* Input material
---+---

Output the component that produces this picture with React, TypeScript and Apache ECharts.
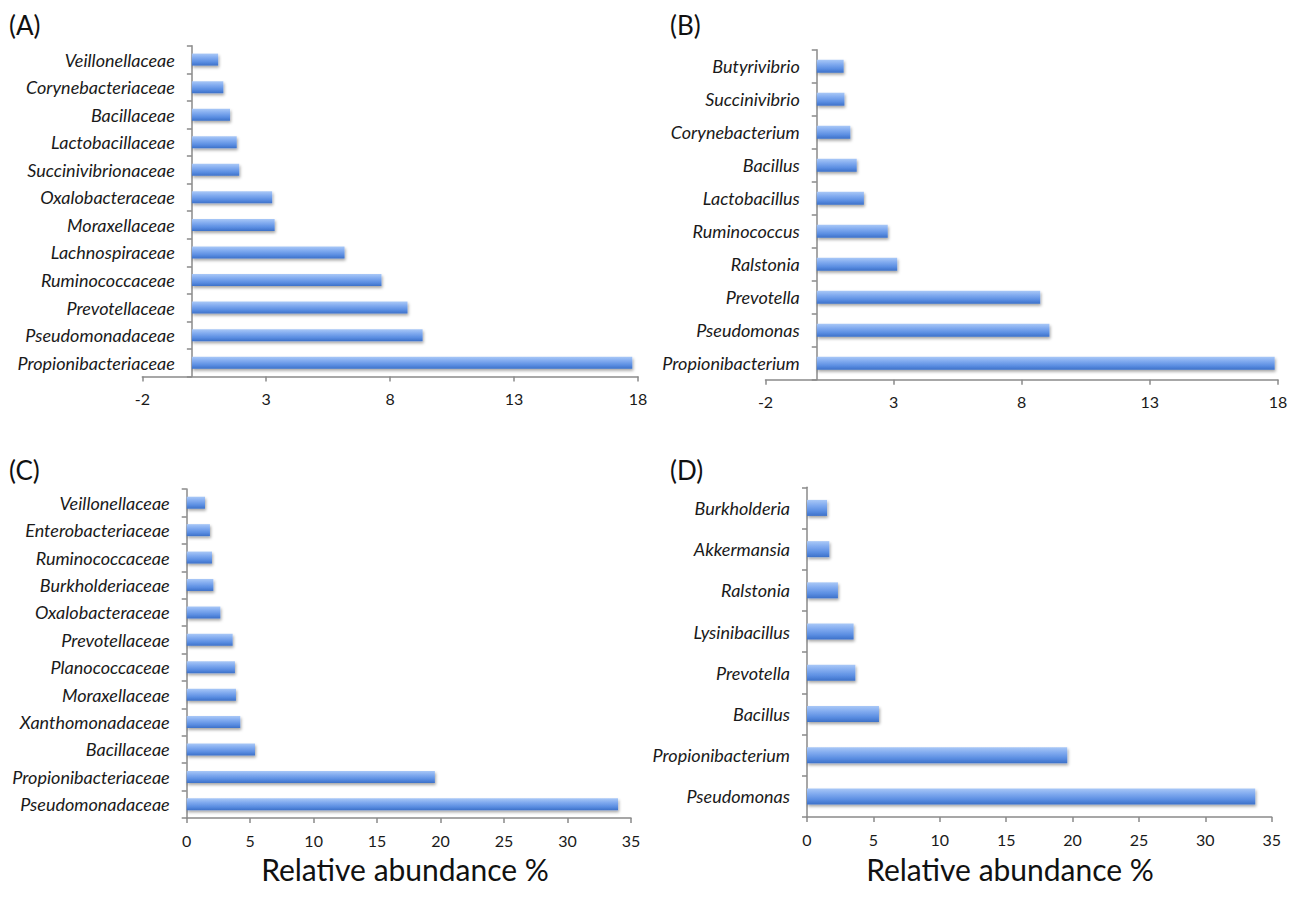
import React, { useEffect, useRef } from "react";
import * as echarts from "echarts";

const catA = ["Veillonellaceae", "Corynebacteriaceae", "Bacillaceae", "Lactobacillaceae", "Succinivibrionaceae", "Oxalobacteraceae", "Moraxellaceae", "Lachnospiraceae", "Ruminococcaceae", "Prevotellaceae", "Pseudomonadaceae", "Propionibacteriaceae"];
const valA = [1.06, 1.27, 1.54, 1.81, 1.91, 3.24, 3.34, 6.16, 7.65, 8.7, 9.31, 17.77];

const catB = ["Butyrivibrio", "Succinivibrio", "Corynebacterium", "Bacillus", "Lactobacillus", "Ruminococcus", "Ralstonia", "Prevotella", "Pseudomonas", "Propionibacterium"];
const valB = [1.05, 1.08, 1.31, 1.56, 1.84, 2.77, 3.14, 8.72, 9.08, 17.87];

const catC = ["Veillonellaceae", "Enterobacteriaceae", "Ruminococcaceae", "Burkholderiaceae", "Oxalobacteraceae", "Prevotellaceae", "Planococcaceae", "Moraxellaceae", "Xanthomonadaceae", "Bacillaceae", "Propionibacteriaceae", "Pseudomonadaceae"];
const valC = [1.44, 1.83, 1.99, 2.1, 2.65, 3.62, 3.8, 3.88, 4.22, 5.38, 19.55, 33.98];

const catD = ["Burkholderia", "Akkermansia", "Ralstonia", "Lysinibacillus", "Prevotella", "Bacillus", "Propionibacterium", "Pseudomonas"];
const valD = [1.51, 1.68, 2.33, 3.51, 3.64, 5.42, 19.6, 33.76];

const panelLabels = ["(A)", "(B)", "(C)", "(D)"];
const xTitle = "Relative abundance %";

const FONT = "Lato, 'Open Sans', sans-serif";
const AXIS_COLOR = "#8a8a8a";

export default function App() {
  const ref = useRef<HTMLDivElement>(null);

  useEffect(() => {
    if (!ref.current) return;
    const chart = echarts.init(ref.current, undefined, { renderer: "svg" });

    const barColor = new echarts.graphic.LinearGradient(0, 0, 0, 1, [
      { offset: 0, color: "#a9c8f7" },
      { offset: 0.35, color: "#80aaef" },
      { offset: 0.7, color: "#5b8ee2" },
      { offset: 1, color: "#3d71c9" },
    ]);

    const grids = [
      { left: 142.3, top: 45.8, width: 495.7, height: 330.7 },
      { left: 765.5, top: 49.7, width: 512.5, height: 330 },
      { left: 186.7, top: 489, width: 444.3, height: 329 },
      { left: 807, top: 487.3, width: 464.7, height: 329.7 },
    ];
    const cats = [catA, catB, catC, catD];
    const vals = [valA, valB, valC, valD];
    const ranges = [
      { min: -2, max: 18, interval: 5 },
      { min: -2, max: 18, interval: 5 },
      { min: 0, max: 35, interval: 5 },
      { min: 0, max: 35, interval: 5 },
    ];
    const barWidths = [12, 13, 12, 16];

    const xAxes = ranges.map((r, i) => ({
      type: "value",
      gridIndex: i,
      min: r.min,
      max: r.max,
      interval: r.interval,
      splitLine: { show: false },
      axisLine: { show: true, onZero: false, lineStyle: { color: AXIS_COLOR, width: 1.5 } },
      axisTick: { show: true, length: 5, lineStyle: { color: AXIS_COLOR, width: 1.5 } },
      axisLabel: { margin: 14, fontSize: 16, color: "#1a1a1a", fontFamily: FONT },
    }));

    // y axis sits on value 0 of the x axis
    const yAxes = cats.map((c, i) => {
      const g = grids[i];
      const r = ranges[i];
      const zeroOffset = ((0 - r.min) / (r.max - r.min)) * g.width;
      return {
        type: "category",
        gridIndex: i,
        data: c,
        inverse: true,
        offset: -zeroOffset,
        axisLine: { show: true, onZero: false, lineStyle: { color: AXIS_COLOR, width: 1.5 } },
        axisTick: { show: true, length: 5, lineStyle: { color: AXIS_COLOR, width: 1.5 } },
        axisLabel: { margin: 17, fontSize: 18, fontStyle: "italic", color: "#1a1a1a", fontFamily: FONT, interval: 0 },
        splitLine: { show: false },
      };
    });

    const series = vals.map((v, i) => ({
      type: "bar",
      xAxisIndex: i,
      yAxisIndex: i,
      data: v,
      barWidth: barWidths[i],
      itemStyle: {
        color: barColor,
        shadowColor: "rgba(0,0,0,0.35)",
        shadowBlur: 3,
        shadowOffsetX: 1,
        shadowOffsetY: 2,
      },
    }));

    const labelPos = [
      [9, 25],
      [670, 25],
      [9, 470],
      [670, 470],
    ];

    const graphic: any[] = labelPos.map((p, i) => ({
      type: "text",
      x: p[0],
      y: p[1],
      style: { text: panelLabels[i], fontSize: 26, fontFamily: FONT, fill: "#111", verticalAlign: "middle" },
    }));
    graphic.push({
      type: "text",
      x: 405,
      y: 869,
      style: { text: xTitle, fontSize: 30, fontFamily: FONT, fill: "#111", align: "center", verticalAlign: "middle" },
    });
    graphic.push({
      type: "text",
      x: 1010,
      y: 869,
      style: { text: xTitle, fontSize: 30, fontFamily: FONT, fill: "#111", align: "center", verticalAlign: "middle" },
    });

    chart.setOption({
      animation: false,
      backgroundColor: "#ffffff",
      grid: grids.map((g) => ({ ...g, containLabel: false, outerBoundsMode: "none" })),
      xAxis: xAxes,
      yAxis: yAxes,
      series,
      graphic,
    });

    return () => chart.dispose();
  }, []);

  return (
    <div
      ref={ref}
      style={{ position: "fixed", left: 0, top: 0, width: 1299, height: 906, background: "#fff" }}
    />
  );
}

---+---

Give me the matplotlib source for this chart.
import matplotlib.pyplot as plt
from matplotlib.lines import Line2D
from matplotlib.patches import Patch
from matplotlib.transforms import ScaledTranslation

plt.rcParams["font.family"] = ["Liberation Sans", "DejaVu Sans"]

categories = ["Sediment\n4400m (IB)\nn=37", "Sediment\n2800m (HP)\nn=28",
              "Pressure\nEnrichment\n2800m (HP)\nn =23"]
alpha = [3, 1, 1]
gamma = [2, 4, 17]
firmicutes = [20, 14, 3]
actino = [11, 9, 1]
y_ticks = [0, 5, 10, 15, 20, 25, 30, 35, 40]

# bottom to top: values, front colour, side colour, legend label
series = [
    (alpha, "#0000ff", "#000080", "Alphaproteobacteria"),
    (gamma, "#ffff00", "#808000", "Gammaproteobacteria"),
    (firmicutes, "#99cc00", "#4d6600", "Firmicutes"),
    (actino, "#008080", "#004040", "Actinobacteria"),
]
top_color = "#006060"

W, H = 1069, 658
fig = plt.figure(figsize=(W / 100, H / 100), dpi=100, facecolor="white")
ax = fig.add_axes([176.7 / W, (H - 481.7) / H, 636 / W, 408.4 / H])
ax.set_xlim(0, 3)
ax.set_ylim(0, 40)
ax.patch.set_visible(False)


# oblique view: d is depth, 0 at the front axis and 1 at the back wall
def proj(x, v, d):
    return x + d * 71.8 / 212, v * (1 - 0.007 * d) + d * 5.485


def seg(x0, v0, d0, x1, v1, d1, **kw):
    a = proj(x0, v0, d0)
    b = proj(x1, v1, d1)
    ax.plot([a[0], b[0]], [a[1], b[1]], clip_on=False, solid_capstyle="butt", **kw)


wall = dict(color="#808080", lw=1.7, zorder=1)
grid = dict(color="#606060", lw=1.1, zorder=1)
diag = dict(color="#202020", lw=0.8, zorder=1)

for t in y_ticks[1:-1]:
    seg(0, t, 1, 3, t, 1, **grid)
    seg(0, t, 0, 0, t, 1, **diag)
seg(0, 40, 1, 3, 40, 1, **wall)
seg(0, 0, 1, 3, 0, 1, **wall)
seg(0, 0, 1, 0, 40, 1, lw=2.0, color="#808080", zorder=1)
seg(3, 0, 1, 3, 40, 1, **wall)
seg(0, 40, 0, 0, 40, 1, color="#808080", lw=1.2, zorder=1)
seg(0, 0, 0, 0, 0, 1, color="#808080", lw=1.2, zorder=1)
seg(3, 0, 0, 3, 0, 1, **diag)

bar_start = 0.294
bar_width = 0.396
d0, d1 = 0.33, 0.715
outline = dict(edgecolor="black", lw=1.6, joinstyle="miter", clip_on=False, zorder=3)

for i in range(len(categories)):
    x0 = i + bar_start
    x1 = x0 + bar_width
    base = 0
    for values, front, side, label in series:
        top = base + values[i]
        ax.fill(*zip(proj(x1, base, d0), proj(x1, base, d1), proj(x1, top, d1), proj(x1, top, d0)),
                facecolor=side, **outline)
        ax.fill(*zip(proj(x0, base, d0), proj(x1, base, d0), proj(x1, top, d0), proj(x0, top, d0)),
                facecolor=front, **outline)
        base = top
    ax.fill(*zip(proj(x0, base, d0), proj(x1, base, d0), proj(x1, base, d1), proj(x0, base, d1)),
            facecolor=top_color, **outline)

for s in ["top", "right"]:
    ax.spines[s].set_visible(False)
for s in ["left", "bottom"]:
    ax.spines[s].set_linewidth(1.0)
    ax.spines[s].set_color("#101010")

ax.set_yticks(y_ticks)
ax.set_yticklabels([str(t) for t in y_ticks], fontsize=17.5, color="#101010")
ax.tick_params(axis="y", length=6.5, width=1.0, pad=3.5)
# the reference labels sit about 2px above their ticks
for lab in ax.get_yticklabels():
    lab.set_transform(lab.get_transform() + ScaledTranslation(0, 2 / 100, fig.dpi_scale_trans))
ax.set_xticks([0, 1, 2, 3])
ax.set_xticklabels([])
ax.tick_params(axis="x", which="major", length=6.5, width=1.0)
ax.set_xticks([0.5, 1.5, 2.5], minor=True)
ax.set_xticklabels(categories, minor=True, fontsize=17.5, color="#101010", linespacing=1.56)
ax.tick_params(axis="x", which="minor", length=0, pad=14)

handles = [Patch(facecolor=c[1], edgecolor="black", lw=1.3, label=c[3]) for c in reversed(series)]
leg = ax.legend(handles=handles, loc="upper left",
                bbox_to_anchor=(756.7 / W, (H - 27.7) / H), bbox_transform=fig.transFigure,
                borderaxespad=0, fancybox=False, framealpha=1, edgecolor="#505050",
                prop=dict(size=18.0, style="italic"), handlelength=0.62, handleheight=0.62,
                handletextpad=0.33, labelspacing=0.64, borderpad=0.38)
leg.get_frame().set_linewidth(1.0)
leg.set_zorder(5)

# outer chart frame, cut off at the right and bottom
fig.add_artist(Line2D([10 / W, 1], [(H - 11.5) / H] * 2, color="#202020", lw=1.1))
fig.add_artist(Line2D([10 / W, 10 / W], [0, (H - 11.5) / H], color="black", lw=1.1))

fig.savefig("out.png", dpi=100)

---+---

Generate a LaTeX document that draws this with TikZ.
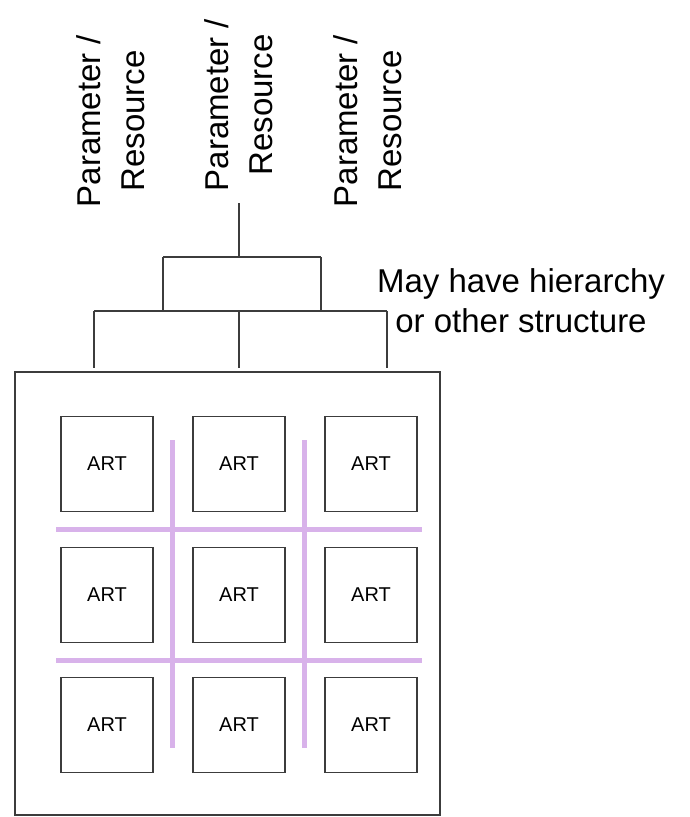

---+---

* Stated exercise
Look through the entries above and quote exactly the lines from the line with "Give me the matplotlib source for this chart." to the line with "y_ticks = [0, 5, 10, 15, 20, 25, 30, 35, 40]", counting both of those lines.

* Finished task
Give me the matplotlib source for this chart.
import matplotlib.pyplot as plt
from matplotlib.lines import Line2D
from matplotlib.patches import Patch
from matplotlib.transforms import ScaledTranslation

plt.rcParams["font.family"] = ["Liberation Sans", "DejaVu Sans"]

categories = ["Sediment\n4400m (IB)\nn=37", "Sediment\n2800m (HP)\nn=28",
              "Pressure\nEnrichment\n2800m (HP)\nn =23"]
alpha = [3, 1, 1]
gamma = [2, 4, 17]
firmicutes = [20, 14, 3]
actino = [11, 9, 1]
y_ticks = [0, 5, 10, 15, 20, 25, 30, 35, 40]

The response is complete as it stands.